Y da rabia que la película sea tan sosa porque no era nada difícil salvar los muebles teniendo en plantilla a dos titanes de la actuación como son Martin Freeman e Ian McKellen. Sin embargo, de forma inexplicable, se han recortado hasta la indignación los minutos en escena de Bilbo y Gandalf, los dos únicos personajes que consiguen comerse la pantalla, en favor de dar mayor protagonismo a los enanos guaperas del grupo. Esto incluye una indignante subtrama amorosa enano-elfa que nadie se cree, ¿necesidad de un personaje femenino fuerte para complacer al lobby feminista? Que me parta un rayo si lo sé, pero este delirio no funciona a ningún nivel.
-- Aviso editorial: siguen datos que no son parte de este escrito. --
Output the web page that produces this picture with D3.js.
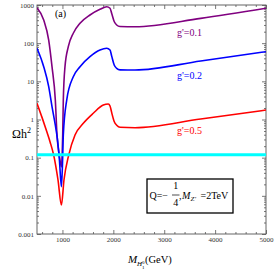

La desolación de Smaug ni siquiera puede presumir de los fabulosos diseños de criaturas de la primera entrega, donde (acreditado o no) todavía se  dejaba notar la oronda sombra de Guillermo del Toro en las labores de preproducción. Atrás queda ese halo de cuento de hadas oscuro que tanto gusta (y tan bien se le da) al director mexicano y nos quedamos con la incómoda incertidumbre de qué habría pasado si la historia de Bilbo Bolsón hubiera continuado como esa producción en dos entregas que él planeó antes de bajarse del barco.

“Ocasión perdida” es la impresión que se le queda uno ante este apéndice de 150 minutos. Una innecesaria “película-puente” entre la fabulosa presentación y, esperemos, un desenlace a la altura. Al menos siempre nos quedará el libro.